Christina Haneberg hat das Modelabel Blutsgeschwister mit aufgebaut und versucht nun, mit einem Mama-Spa erneut ihr Glück als Existenzgründerin. Im StZ-Gespräch redet sie über Stuttgarts kreativen Nährboden.

Stuttgart – - Auf nach Berlin! So lautete jahrelang der Schlachtruf vieler Kreativer in Stuttgart. Christina Haneberg hat in der Hauptstadt zwischendurch ein WG-Zimmer besessen, Stuttgart ist sie dennoch treu geblieben. Im StZ-Sommerinterview erzählt die 39-Jährige aus der Modebranche und davon, wie ihre Kinder ihr Leben auf den Kopf gestellt haben.
Frau Haneberg, wir sitzen auf der Terrasse des Mineralbads Berg, rund um das Schwimmbecken liegen einige Gäste, die so tiefengebräunt sind, dass sie auch als Grillhendl durchgehen würden. Warum treffen wir uns ausgerechnet hier?
Das Bad Berg ist Teil unserer Familiengeschichte. Im Sommer waren wir an den Wochenenden fast immer hier, das gehörte zur Tradition. Mein Vater ist ein leidenschaftlicher Skat- und Schachspieler, der hatte hier auf der Terrasse seinen Stammtisch. Vor ihm lag das Münzgeld auf dem Tisch, das habe ich mir geholt und davon Eis gekauft. Für mich war ein Tag im Berg wie ein Kurzurlaub, hier hatte ich ein Gefühl von Freiheit. Das geht mir heute noch so.

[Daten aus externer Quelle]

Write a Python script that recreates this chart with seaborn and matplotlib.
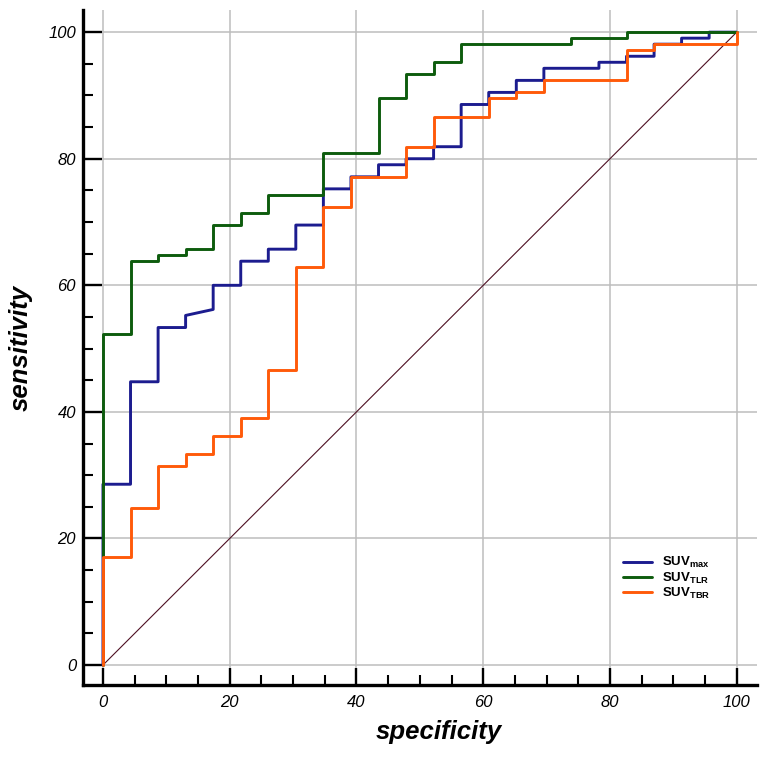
import matplotlib
matplotlib.use("Agg")
import matplotlib.pyplot as plt
from matplotlib.ticker import MultipleLocator
import seaborn as sns
import pandas as pd

# -----------------------
# ROC vertices (specificity axis, sensitivity)
# -----------------------

max_spec = [0, 0, 4.35, 4.35, 8.70, 8.70, 13.04, 13.04, 17.39, 17.39, 21.74, 21.74,
            26.09, 26.09, 30.43, 30.43, 34.78, 34.78, 39.13, 39.13, 43.48, 43.48,
            47.83, 47.83, 52.17, 52.17, 56.52, 56.52, 60.87, 60.87, 65.22, 65.22,
            69.57, 69.57, 78.26, 78.26, 82.61, 82.61, 86.96, 86.96, 91.30, 91.30,
            95.65, 95.65, 100]
max_sens = [0, 28.57, 28.57, 44.76, 44.76, 53.33, 53.33, 55.24, 56.19, 60.00, 60.00, 63.81,
            63.81, 65.71, 65.71, 69.52, 69.52, 75.24, 75.24, 77.14, 77.14, 79.05,
            79.05, 80.00, 80.00, 81.90, 81.90, 88.57, 88.57, 90.48, 90.48, 92.38,
            92.38, 94.29, 94.29, 95.24, 95.24, 96.19, 96.19, 98.10, 98.10, 99.05,
            99.05, 100, 100]

tlr_spec = [0, 0, 4.35, 4.35, 8.70, 8.70, 13.04, 13.04, 17.39, 17.39, 21.74, 21.74,
            26.09, 26.09, 34.78, 34.78, 43.48, 43.48, 47.83, 47.83, 52.17, 52.17,
            56.52, 56.52, 73.91, 73.91, 82.61, 82.61, 100]
tlr_sens = [0, 52.38, 52.38, 63.81, 63.81, 64.76, 64.76, 65.71, 65.71, 69.52, 69.52, 71.43,
            71.43, 74.29, 74.29, 80.95, 80.95, 89.52, 89.52, 93.33, 93.33, 95.24,
            95.24, 98.10, 98.10, 99.05, 99.05, 100, 100]

tbr_spec = [0, 0, 4.35, 4.35, 8.70, 8.70, 13.04, 13.04, 17.39, 17.39, 21.74, 21.74,
            26.09, 26.09, 30.43, 30.43, 34.78, 34.78, 39.13, 39.13, 47.83, 47.83,
            52.17, 52.17, 60.87, 60.87, 65.22, 65.22, 69.57, 69.57, 82.61, 82.61,
            86.96, 86.96, 100, 100]
tbr_sens = [0, 17.14, 17.14, 24.76, 24.76, 31.43, 31.43, 33.33, 33.33, 36.19, 36.19, 39.05,
            39.05, 46.67, 46.67, 62.86, 62.86, 72.38, 72.38, 77.14, 77.14, 81.90,
            81.90, 86.67, 86.67, 89.52, 89.52, 90.48, 90.48, 92.38, 92.38, 97.14,
            97.14, 98.10, 98.10, 100]

diag = [0, 100]

labels = [r"SUV$_{\mathrm{max}}$", r"SUV$_{\mathrm{TLR}}$", r"SUV$_{\mathrm{TBR}}$"]
colors = ["#1c1c8f", "#0d5c0d", "#ff5a0a"]

# -----------------------
# Style
# -----------------------

sns.set_theme(style="white")
plt.rcParams["font.family"] = ["Liberation Sans", "DejaVu Sans"]
plt.rcParams["mathtext.fontset"] = "custom"
plt.rcParams["mathtext.rm"] = "Liberation Sans:bold"
plt.rcParams["mathtext.it"] = "Liberation Sans:bold"
plt.rcParams["mathtext.bf"] = "Liberation Sans:bold"
plt.rcParams["text.color"] = "black"
plt.rcParams["axes.labelcolor"] = "black"
plt.rcParams["xtick.color"] = "black"
plt.rcParams["ytick.color"] = "black"

fig = plt.figure(figsize=(7.65, 7.59), dpi=100)
ax = fig.add_axes([83 / 765, 1 - 685 / 759, 674 / 765, 675 / 759])

# -----------------------
# Curves
# -----------------------

ax.plot(diag, diag, color="#4d0f22", lw=0.8, zorder=2)

curves = [
    pd.DataFrame({"spec": max_spec, "sens": max_sens}),
    pd.DataFrame({"spec": tlr_spec, "sens": tlr_sens}),
    pd.DataFrame({"spec": tbr_spec, "sens": tbr_sens}),
]

for df, lab, col in zip(curves, labels, colors):
    sns.lineplot(
        data=df, x="spec", y="sens",
        sort=False, estimator=None,
        color=col, lw=2.1, label=lab, ax=ax, zorder=3
    )

# -----------------------
# Axes
# -----------------------

ax.set_xlim(-3.15, 103.2)
ax.set_ylim(-3.15, 103.5)

ax.xaxis.set_major_locator(MultipleLocator(20))
ax.xaxis.set_minor_locator(MultipleLocator(5))
ax.yaxis.set_major_locator(MultipleLocator(20))
ax.yaxis.set_minor_locator(MultipleLocator(5))

ax.grid(True, which="major", color="#bdbdbd", lw=1.1)
ax.set_axisbelow(True)

for s in ["top", "right"]:
    ax.spines[s].set_visible(False)
for s in ["left", "bottom"]:
    ax.spines[s].set_linewidth(2.4)
    ax.spines[s].set_color("black")

ax.tick_params(which="major", direction="in", width=1.7, labelsize=12)
ax.tick_params(which="minor", direction="in", length=7, width=1.5)
ax.tick_params(axis="x", which="major", length=12, pad=7)
ax.tick_params(axis="y", which="major", length=13.5, pad=5)
ax.tick_params(left=True, bottom=True, which="both")

for t in ax.get_xticklabels() + ax.get_yticklabels():
    t.set_fontstyle("italic")

ax.set_xlabel("specificity", fontsize=18.5, fontweight="bold", fontstyle="italic")
ax.set_ylabel("sensitivity", fontsize=18.5, fontweight="bold", fontstyle="italic")
ax.xaxis.set_label_coords(0.528, -0.052)
ax.yaxis.set_label_coords(-0.075, 0.5)

leg = ax.legend(
    loc="upper left", bbox_to_anchor=(0.801, 0.192),
    frameon=False, handlelength=2.2, handletextpad=0.8,
    labelspacing=0.0, borderpad=0, borderaxespad=0,
    prop={"weight": "bold", "size": 9.5}
)
for line in leg.get_lines():
    line.set_linewidth(2.1)

plt.savefig("out.png", dpi=100)
plt.close()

Wenn man hinabschaut auf die Wiese, sieht man bunt gemischtes Publikum, alle Altersklassen sind vertreten.
Du siehst hier die ganze Vielfalt der Stadt. Da hinten ist das rosa Wiesle, auf dem vor allem schwule Männer liegen, hier vorn treffen sich die Jüngeren, und auf den Holzplanken liegt das von Ihnen als tiefengebräunt beschriebene Stammpublikum. Manche müssen wirklich jeden Tag hier sein, sonst wird man doch nicht so braun.
Wenn die Sonne scheint, funkeln die Uhren und die Goldkettchen. Einige Herrschaften sind schwer behängt.
Im Bad Berg ist die Zeit stehen geblieben. Das ist ein besonderer Ort, an dem alles seine Balance hat, die unterschiedlichsten Leute kommen miteinander aus. Hier findest du eine Ruhezone, und wenn du das Bad wieder verlässt, bist du nicht nur tief gebräunt, sondern auch tiefenentspannt. Hier gilt die Regel: leben und leben lassen. Was man den Schwaben nachsagt, dass sie immer gucken, was der Nachbar macht, das passiert hier nicht.
Sie sind dem Bad treu geblieben, auch als Sie älter wurden.
Ich kann mich an manche Partynächte erinnern, die hier endeten. Wenn der Club Climax morgens schloss und das Wetter schön war, bin ich hier raus auf die Wiese. Manchmal bin ich dann leider in der Sonne eingeschlafen . . .
. . . und als Hummer wieder aufgewacht.
So ähnlich. Das Bad Berg war schon immer meine Chill-out-Area, so würden das die Stammgäste nie ausdrücken, ich weiß.